§ **Information supplied**
=====

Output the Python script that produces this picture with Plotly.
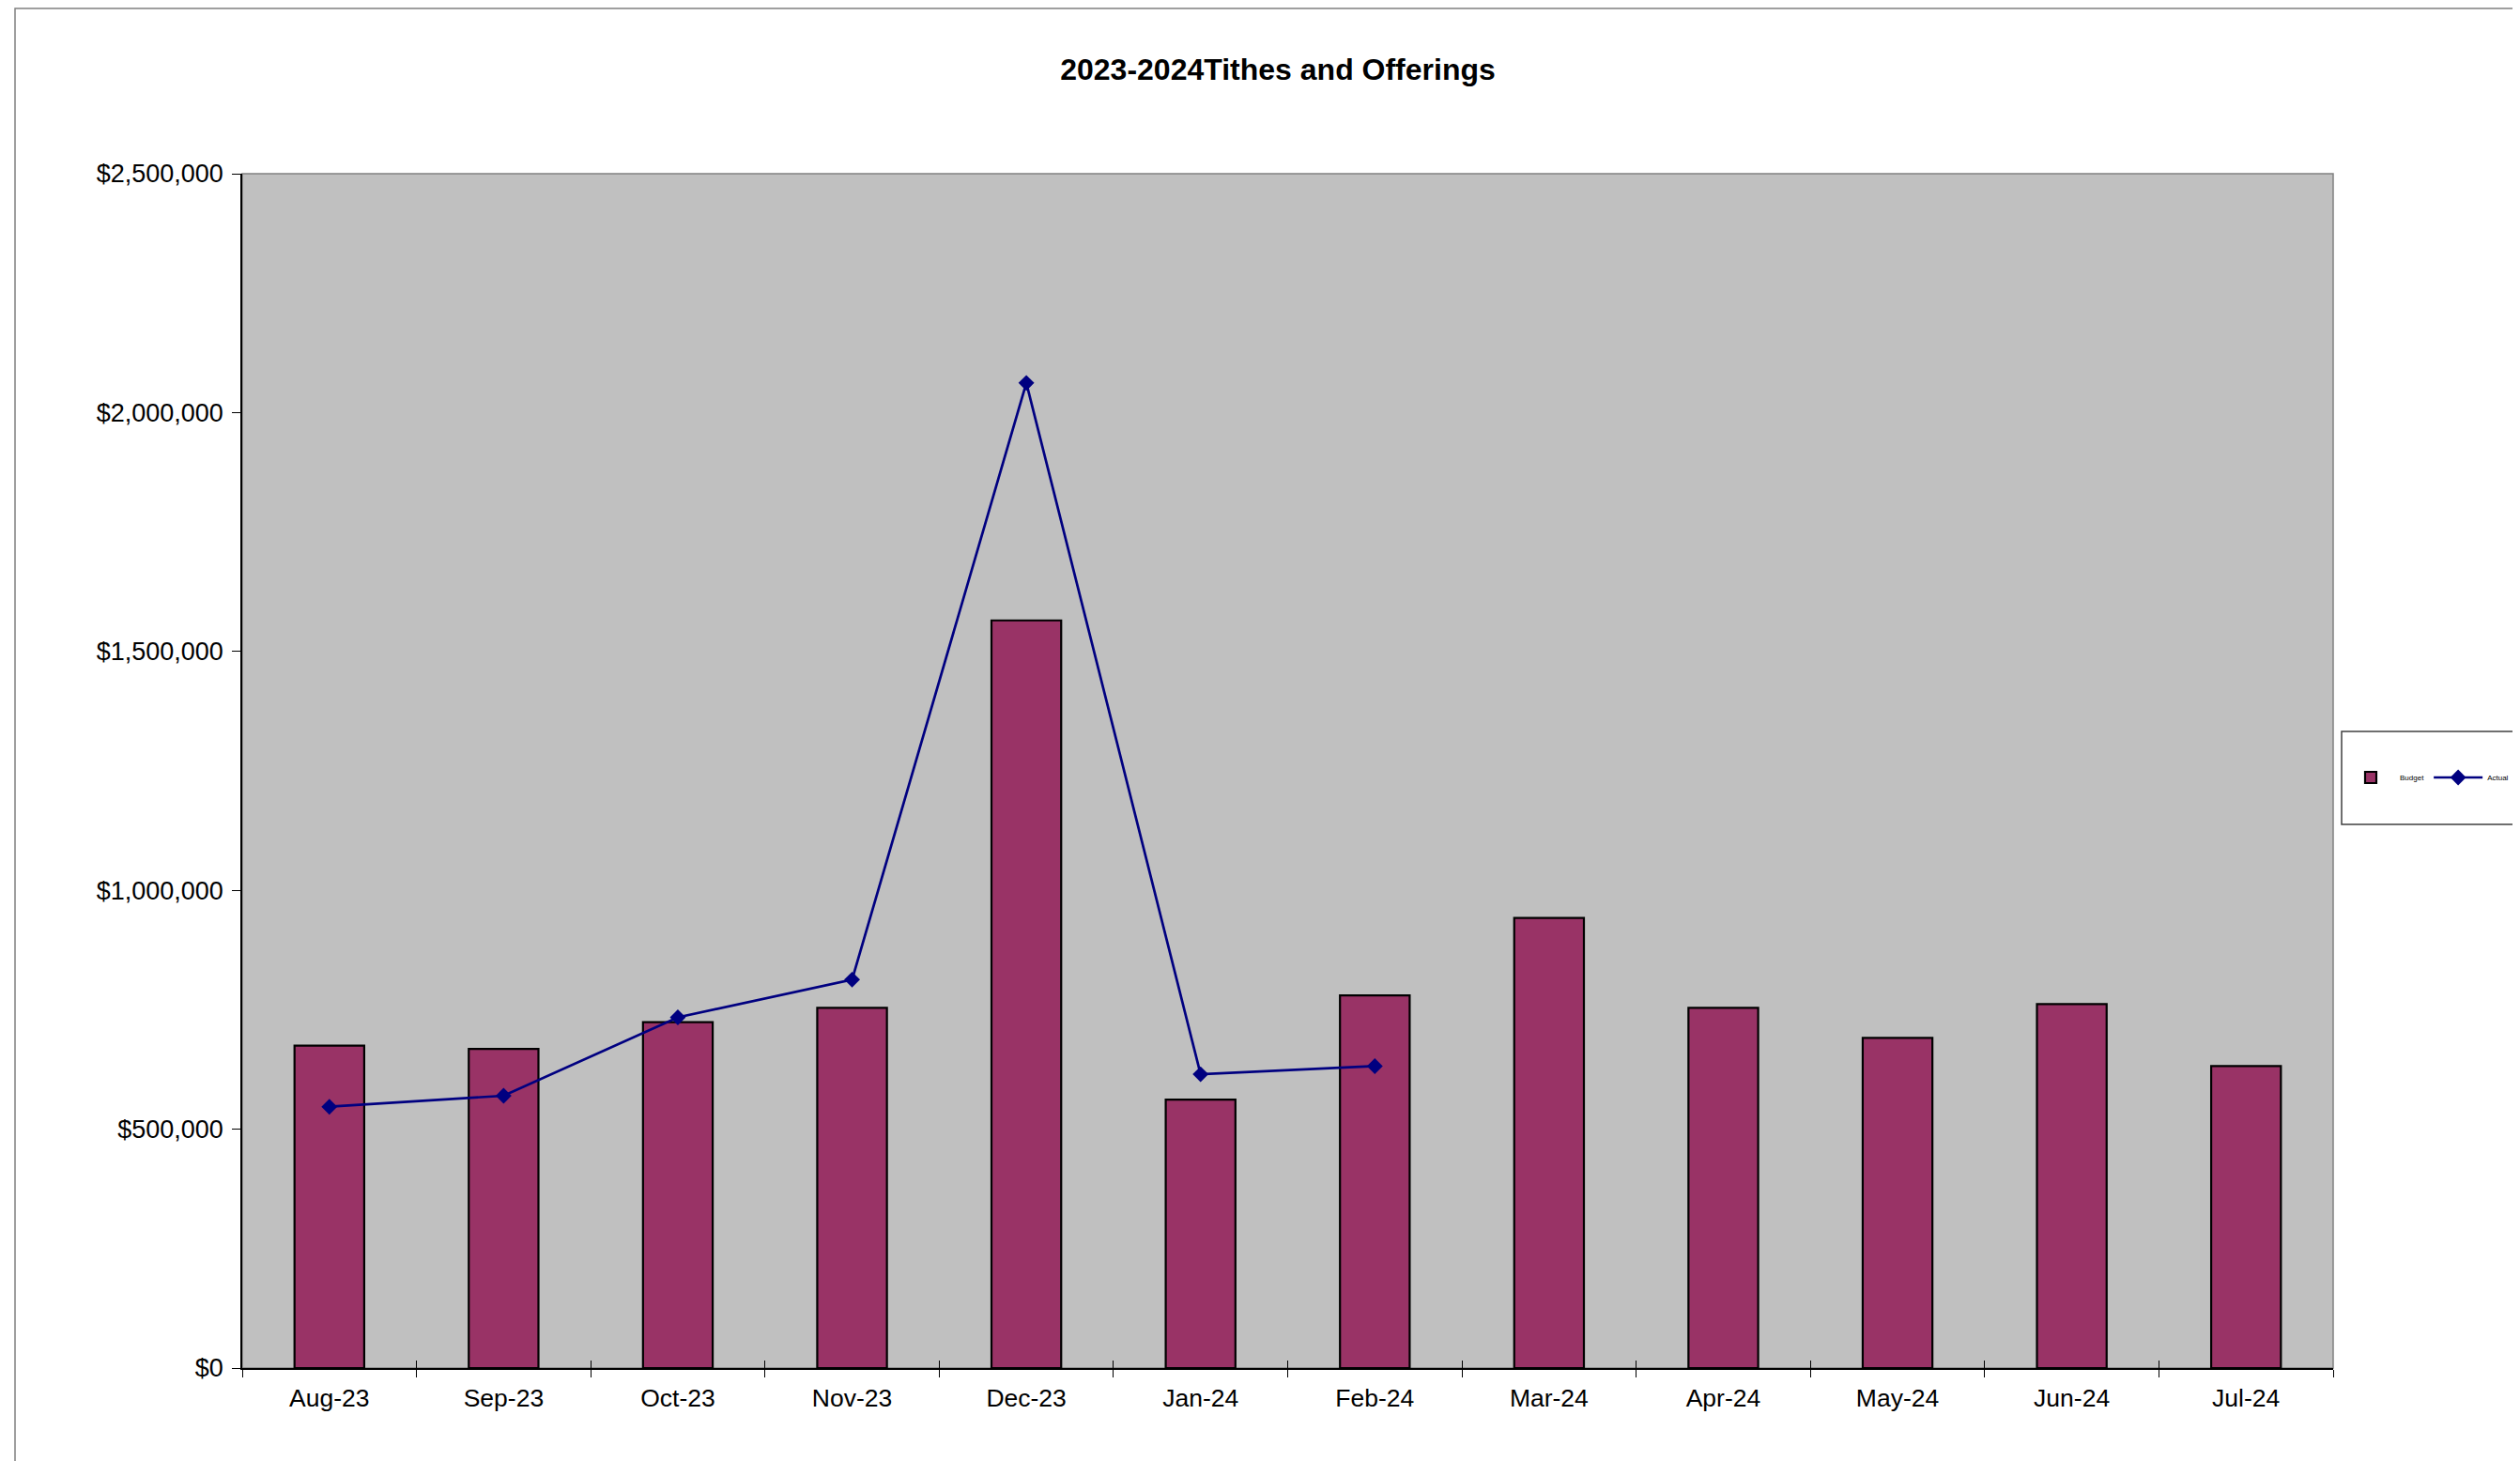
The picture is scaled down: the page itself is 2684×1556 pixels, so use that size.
import plotly.graph_objects as go

months = ["Aug-23", "Sep-23", "Oct-23", "Nov-23", "Dec-23", "Jan-24",
          "Feb-24", "Mar-24", "Apr-24", "May-24", "Jun-24", "Jul-24"]
budget = [675000, 668000, 724000, 754000, 1565000, 562000,
          780000, 942000, 754000, 691000, 762000, 632000]
actual_months = ["Aug-23", "Sep-23", "Oct-23", "Nov-23", "Dec-23", "Jan-24", "Feb-24"]
actual = [547000, 570000, 734000, 813000, 2062000, 615000, 632000]
y_ticks = [0, 500000, 1000000, 1500000, 2000000, 2500000]
title_text = "2023-2024Tithes and Offerings"

FONT = "Liberation Sans, Arial, sans-serif"

OFF = 8  # browser body margin
W, H = 2684 - OFF, 1556 - OFF
# plot area in reference page pixels
PX0, PX1, PY0, PY1 = 258, 2485, 185, 1457
L, T = PX0 - OFF, PY0 - OFF
pw, ph = PX1 - PX0, PY1 - PY0
R, B = W - L - pw, H - T - ph

def px_x(x):
    return (x - PX0) / pw

def px_y(y):
    return (PY1 - y) / ph

fig = go.Figure()
fig.add_trace(go.Bar(
    x=months, y=budget, name="Budget",
    marker=dict(color="#993366", line=dict(color="black", width=2.2)),
))
fig.add_trace(go.Scatter(
    x=actual_months, y=actual, name="Actual", mode="lines+markers",
    line=dict(color="#000080", width=2.7),
    marker=dict(symbol="diamond", size=13, color="#000080"),
))
# helper empty trace so the overlaid tick axis is drawn
fig.add_trace(go.Scatter(x=[], y=[], xaxis="x2", showlegend=False, hoverinfo="skip"))

fig.update_layout(
    width=W, height=H, autosize=False,
    margin=dict(l=L, r=R, t=T, b=B, pad=0, autoexpand=False),
    paper_bgcolor="white", plot_bgcolor="#C0C0C0",
    font=dict(family=FONT, color="black", size=26),
    bargap=0.6,
    showlegend=True,
    title=dict(text="<b>" + title_text + "</b>", x=px_x(1361), xref="paper",
               xanchor="center", y=1 - (74 - OFF) / H, yanchor="middle",
               font=dict(family=FONT, size=32, color="black")),
    xaxis=dict(type="category", categoryorder="array", categoryarray=months,
               range=[-0.5, 11.5], showline=True, linecolor="black", linewidth=1.5,
               ticks="outside", ticklen=8, tickwidth=1, tickcolor="black",
               tickson="boundaries", showgrid=False, zeroline=False,
               ticklabelstandoff=7, automargin=False,
               tickfont=dict(family=FONT, size=26.5, color="black")),
    xaxis2=dict(overlaying="x", anchor="y", range=[-0.5, 11.5],
                tickvals=[i - 0.5 for i in range(13)], ticks="inside", ticklen=8,
                tickcolor="black", tickwidth=1, showticklabels=False,
                showgrid=False, zeroline=False, showline=False, side="bottom"),
    yaxis=dict(range=[0, 2500000], tickvals=y_ticks, tickformat="$,.0f",
               showline=True, linecolor="black", linewidth=1.5,
               ticks="outside", ticklen=9, tickcolor="black", tickwidth=1,
               showgrid=False, zeroline=False, ticklabelstandoff=4, automargin=False,
               tickfont=dict(family=FONT, size=27, color="black")),
    legend=dict(orientation="h", x=px_x(2494), xanchor="left",
                y=px_y(828), yanchor="middle",
                bgcolor="rgba(0,0,0,0)", borderwidth=0,
                font=dict(family=FONT, size=8, color="black"),
                itemwidth=52, tracegroupgap=0),
    shapes=[
        # outer chart area border
        dict(type="rect", xref="paper", yref="paper",
             x0=px_x(16), x1=px_x(2720), y0=px_y(1600), y1=px_y(9),
             line=dict(color="#808080", width=1.5), fillcolor="rgba(0,0,0,0)"),
        # plot area border (top/right gray)
        dict(type="rect", xref="paper", yref="paper", x0=0, x1=1, y0=0, y1=1,
             line=dict(color="#808080", width=1.5), fillcolor="rgba(0,0,0,0)",
             layer="below"),
        # legend box
        dict(type="rect", xref="paper", yref="paper",
             x0=px_x(2494), x1=px_x(2720), y0=px_y(878), y1=px_y(779),
             line=dict(color="#404040", width=1.5), fillcolor="white"),
    ],
)

fig.write_html("out.html")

=====

Begin at the first line of the material and copy each line exactly through the one containing "import plotly.graph_objects as go". Omit pictures.

§ **Reply**
Output the Python script that produces this picture with Plotly.
The picture is scaled down: the page itself is 2684×1556 pixels, so use that size.
import plotly.graph_objects as go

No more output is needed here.